Author Topic: What is the New "De Minimus Safe Harbor" Rule?  (Read 2490 times)

Fred Tracy

  • 5 O'Clock Shadow
  • *
  • Posts: 29
What is the New "De Minimus Safe Harbor" Rule?
« on: August 04, 2014, 10:52:39 AM »
Hello all, I am a new landlord and keep reading about the new regulation passed by the IRS for 2014 and beyond. It is covered here: http://www.realestate.com/advice/deducting-repairs-new-irs-rule-eases-burden-for-
landlords-39494


If I understand it correctly, you can basically deduct (instead of depreciate) any item that costs under $500. So this means I could deduct pretty much anything I buy for my rental house beyond the really expensive stuff.

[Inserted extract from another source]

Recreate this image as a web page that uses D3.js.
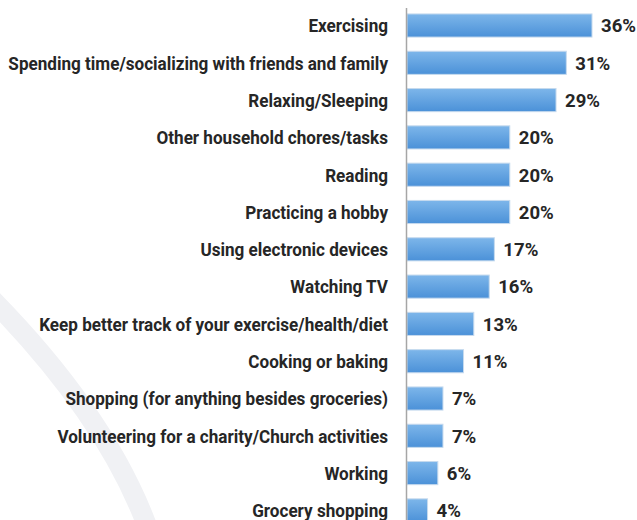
<!DOCTYPE html>
<html><head><meta charset="utf-8">
<script src="https://cdn.jsdelivr.net/npm/d3@7"></script>
<style>
html,body{margin:0;padding:0;background:#fff;}
svg{display:block;}
text{font-family:Roboto,"Liberation Sans",sans-serif;font-weight:700;fill:#262626;}
</style></head>
<body>
<svg id="chart" width="637" height="520"></svg>
<script>
const categories = [
  "Exercising",
  "Spending time/socializing with friends and family",
  "Relaxing/Sleeping",
  "Other household chores/tasks",
  "Reading",
  "Practicing a hobby",
  "Using electronic devices",
  "Watching TV",
  "Keep better track of your exercise/health/diet",
  "Cooking or baking",
  "Shopping (for anything besides groceries)",
  "Volunteering for a charity/Church activities",
  "Working",
  "Grocery shopping"
];
const values = [36, 31, 29, 20, 20, 20, 17, 16, 13, 11, 7, 7, 6, 4];
const valueLabels = values.map(v => v + "%");

const svg = d3.select("#chart");
const W = 637, H = 520;
const axisX = 407;

// decorative background arc
svg.append("path")
  .attr("d", "M -40 268 Q 108 408 152 540")
  .attr("fill", "none")
  .attr("stroke", "#f0f1f4")
  .attr("stroke-width", 20);

const defs = svg.append("defs");
const grad = defs.append("linearGradient").attr("id", "barGrad")
  .attr("x1", 0).attr("y1", 0).attr("x2", 0).attr("y2", 1);
grad.append("stop").attr("offset", "0%").attr("stop-color", "#7db6ea");
grad.append("stop").attr("offset", "100%").attr("stop-color", "#4b91d8");

const x = d3.scaleLinear().domain([0, 36]).range([0, 185]);
const step = 37.3;
const y = d3.scaleBand().domain(categories)
  .range([0, categories.length * step])
  .paddingInner(0.38).paddingOuter(0.19);

const g = svg.append("g").attr("transform", `translate(${axisX},6.85)`);

g.selectAll("rect.bar").data(categories).join("rect")
  .attr("class", "bar")
  .attr("x", 0)
  .attr("y", d => y(d))
  .attr("width", (d, i) => x(values[i]))
  .attr("height", y.bandwidth())
  .attr("fill", "url(#barGrad)")
  .attr("stroke", "#c6daee")
  .attr("stroke-width", 1);

const fs = 19;
const cats = g.selectAll("text.cat").data(categories).join("text")
  .attr("class", "cat")
  .attr("dy", "0.36em")
  .attr("text-anchor", "end")
  .attr("font-size", fs)
  .text(d => d);

// condense horizontally so the longest label spans ~380px
let maxW = 0;
cats.each(function () { maxW = Math.max(maxW, this.getComputedTextLength()); });
const k = 380 / maxW;
cats.attr("transform", d => `translate(-19,${y(d) + y.bandwidth() / 2}) scale(${k},1)`);

const vals = g.selectAll("text.val").data(categories).join("text")
  .attr("class", "val")
  .attr("dy", "0.36em")
  .attr("font-size", fs)
  .text((d, i) => valueLabels[i]);
// value label "36%" spans ~35px in the reference
let w36 = 0;
vals.each(function (d, i) { if (i === 0) w36 = this.getComputedTextLength(); });
const kv = Math.min(1, 35 / w36);
vals.attr("transform", (d, i) => `translate(${x(values[i]) + 9},${y(d) + y.bandwidth() / 2}) scale(${kv},1)`);

// axis line
svg.append("line")
  .attr("x1", axisX - 0.5).attr("x2", axisX - 0.5)
  .attr("y1", 8).attr("y2", H)
  .attr("stroke", "#a6a6a6").attr("stroke-width", 1.5);
</script>
</body></html>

This is awesome! No more worrying about whether or not replacing a water heater or range hood actually qualifies as an improvement vs a repair (provided it cost under $500..).

But I am skeptical because I can't find very much information on the internet about it. People are still arguing over whether or not any old $100 item is a repair or improvement. Maybe this is because it's so new?

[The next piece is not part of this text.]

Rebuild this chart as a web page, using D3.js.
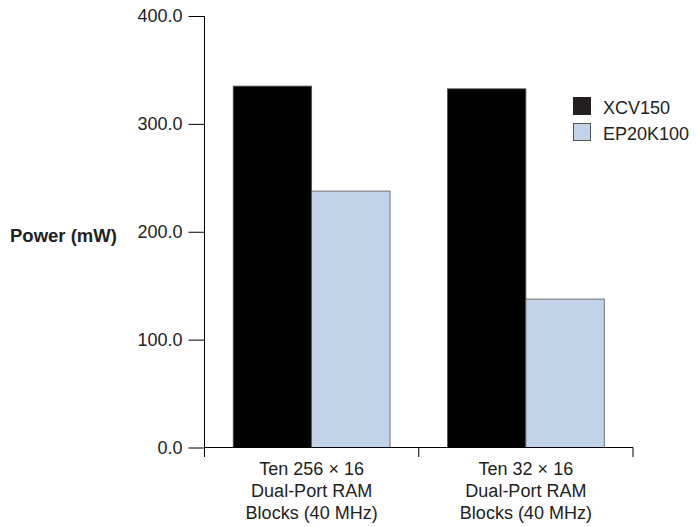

Can anyone here that is more well-versed than I at tax laws regarding rental properties chime in? Is it as simple as it seems, i.e just deduct any item that is under $500 as a repair?

electriceagle

  • Bristles
  • ***
  • Posts: 481
Re: What is the New "De Minimus Safe Harbor" Rule?
« Reply #1 on: August 04, 2014, 11:02:36 PM »
This rule is a boon for small landlords.

As I understand it (I am not a professional; do your own research), when

1) The individual expense is less than $500
and 2) Your total repair expenses for the year are less than $10,000

you can deduct the expense as a repair rather than depreciating it as a capital expense.

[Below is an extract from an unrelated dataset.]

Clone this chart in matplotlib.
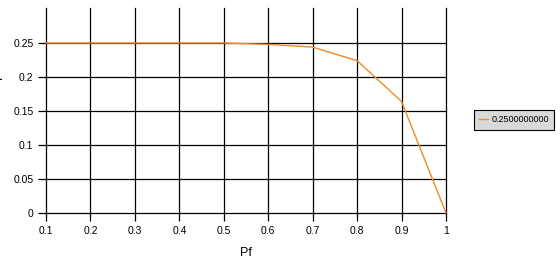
import matplotlib
matplotlib.use("Agg")
import matplotlib.pyplot as plt

pf = [0.1, 0.2, 0.3, 0.4, 0.5, 0.6, 0.7, 0.8, 0.9, 1.0]
values = [0.25, 0.25, 0.25, 0.25, 0.25, 0.248, 0.244, 0.224, 0.164, 0.0]
series_label = "0.2500000000"
xticks = [0.1, 0.2, 0.3, 0.4, 0.5, 0.6, 0.7, 0.8, 0.9, 1]
xticklabels = ["0.1", "0.2", "0.3", "0.4", "0.5", "0.6", "0.7", "0.8", "0.9", "1"]
yticks = [0, 0.05, 0.1, 0.15, 0.2, 0.25]
yticklabels = ["0", "0.05", "0.1", "0.15", "0.2", "0.25"]

plt.rcParams['font.family'] = ['Liberation Sans', 'DejaVu Sans']
fig = plt.figure(figsize=(5.6, 2.68), dpi=100)
ax = fig.add_axes([46/560, 1-213/268, 400/560, 205/268])
ax.plot(pf, values, color='#f08a24', lw=1.0, label=series_label, zorder=3, clip_on=False)
ax.set_xlim(0.1, 1.0)
ax.set_ylim(0, 0.3015)
ax.set_xticks(xticks)
ax.set_xticklabels(xticklabels, fontsize=7.5)
ax.set_yticks(yticks)
ax.set_yticklabels(yticklabels, fontsize=7.5)
ax.grid(True, color='black', lw=0.9)
for gl in ax.get_xgridlines() + ax.get_ygridlines():
    gl.set_clip_on(False)
for s in ['top', 'right', 'left', 'bottom']:
    ax.spines[s].set_visible(False)
ax.tick_params(axis='both', length=6, width=0.9, color='black', pad=3)
ax.set_xlabel("Pf", fontsize=9, labelpad=8)
fig.text(-0.012, 0.72, "P", rotation=90, fontsize=9, va='center', ha='left')
leg = ax.legend(loc='center left', bbox_to_anchor=(1.07, 0.455), fontsize=6.5,
                frameon=True, fancybox=False, handlelength=1.0, handletextpad=0.3,
                borderpad=0.6, borderaxespad=0)
leg.get_frame().set_facecolor('#d9d9d9')
leg.get_frame().set_edgecolor('black')
leg.get_frame().set_linewidth(0.8)
leg.get_frame().set_alpha(1)
fig.savefig("out.png", dpi=100)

You will need to write a "company policy" that expenses of less than $500 are to be treated as repairs rather than capital expenses. You will also need to include a "de minimis" election with your tax return.

The idea is to save the time and trouble of figuring out whether an expense is repair/maintenance or capital in cases where the overall effect on taxes owed is small.

Don't abuse it.

Companies that are large enough to have their finances done by an accounting firm have had a safe harbor like this for several years. Theirs works for larger dollar amounts.